Declarar una pausa ecológica con condiciones, o alertando que en el futuro se permitirá asentamientos y sembradíos en los lugares que se han quemado, no sirve. Si de verdad se quiere mitigar el terrible daño que ha sufrido la Chiquitania, es preciso dejar de lado la soberbia y atender el clamor de la Iglesia católica.
La conciencia de la sociedad civil en Bolivia y el mundo, ha mostrado ser más lúcida que la de los gobernantes. El fuego en la Amazonía tiene en alerta al planeta. La gente sabe que el daño es mucho más profundo que las llamas o la pérdida inmediata de flora y fauna, las consecuencias se sentirán durante los próximos años y repercutirán en toda la Tierra.
Solo en Bolivia, los bosques de la Chiquitanía ardieron intensamente desde principios de julio. Los alcaldes y pobladores de las comunidades de esa zona hicieron lo humanamente posible para contrarrestar las llamas. Entre pocas decenas de personas se enfrentaban a un monstruo que iba devorando vegetación y animales.
Mientras, se seguían otorgando permisos de quemas controladas que al final se descontrolaron y desde el Gobierno no hubo reacción sino hasta que el clamor ciudadano retumbó en los medios, en las calles y en las redes; es decir, cuando la omisión podía costar votos al candidato presidente.
Este episodio que duele a la Madre Tierra tiene causas claras. Una de ellas, quizás la principal, es el afán de producir y generar retorno a corto plazo. Eso pasa cuando con bombos y platillos se anuncia la ampliación de la frontera agrícola; eso significa desmontar, derribar árboles y preparar la tierra para ser cultivada. Eso involucra a grandes empresarios como a familias de colonos, sin distinción. Se opta por lo “tradicional” en lugar de dar saltos tecnológicos que nos permitan vivir civilizadamente.
Según la Autoridad de Bosques (ABT), el 23% de zonas quemadas tenía vocación forestal; hay áreas protegidas que han sido afectadas. Murieron miles de animales silvestres, muchos en peligro de extinción, se perdieron especies de flora que son únicas en el mundo; en suma, se ha matado la naturaleza de manera despiadada. La ABT dice que el 97% de las quemas son ilegales y la pregunta es ¿cómo puede ser posible? ¿Qué función cumple entonces la institución llamada a proteger los bosques?
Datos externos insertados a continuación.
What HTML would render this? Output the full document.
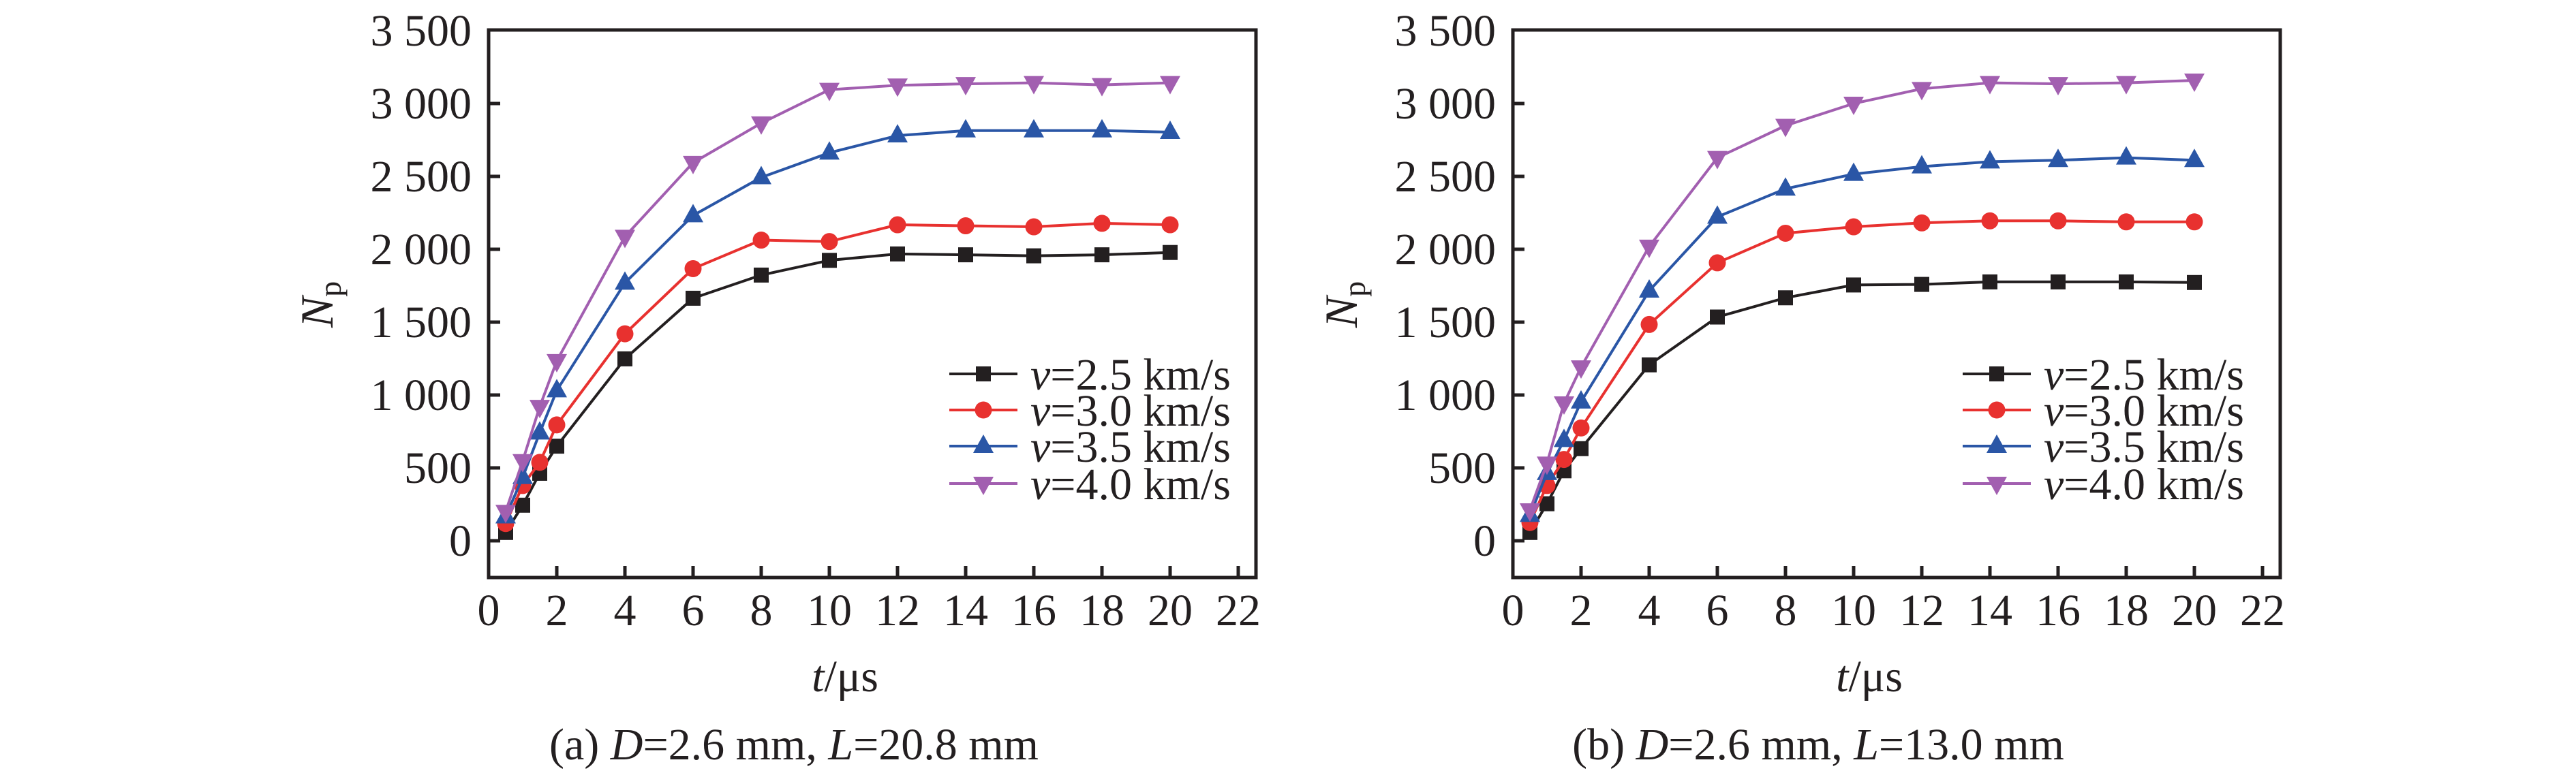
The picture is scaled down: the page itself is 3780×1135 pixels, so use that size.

El problema trasciende las fronteras del país. En Brasil hubo más de 75 mil focos de quema durante los últimos meses. El presidente Jair Bolsonaro está contra las cuerdas y no atina sino a culpar a las ONG o a los indígenas, a sabiendas de que gran parte del daño también es ocasionado por grandes empresas aliadas a su Gobierno. Para colmo, ahora condiciona una ayuda que, como tal, es gratuita, a una disculpa por parte del presidente de Francia; es decir, somete el destino de la Amazonía a un capricho suyo. Paraguay es otro país con incendios. Europa está movilizada y demanda acciones de protección del medioambiente, bajo advertencia de no suscribir acuerdos ni con Brasil ni con el Mercosur.
La inquietud mundial tiene que ver con el cambio climático. Eso se traduce en que cuando hay menos bosques, hay menos lluvias, la tierra se desertifica y sobrevienen las sequías; cuando las quemas destruyen la naturaleza, se desequilibra el planeta, las estaciones del año se distorsionan, se producen deshielos y se pone en peligro la seguridad alimentaria mundial.
Los mandatarios deben tomar conciencia de que la vida es una unidad, no se puede pretender generar riqueza a toda costa, sacrificando el futuro de la humanidad. La sociedad civil lo sabe, a los gobernantes les bastaría con escuchar y reemplazar los afanes políticos con sabiduría de estadista.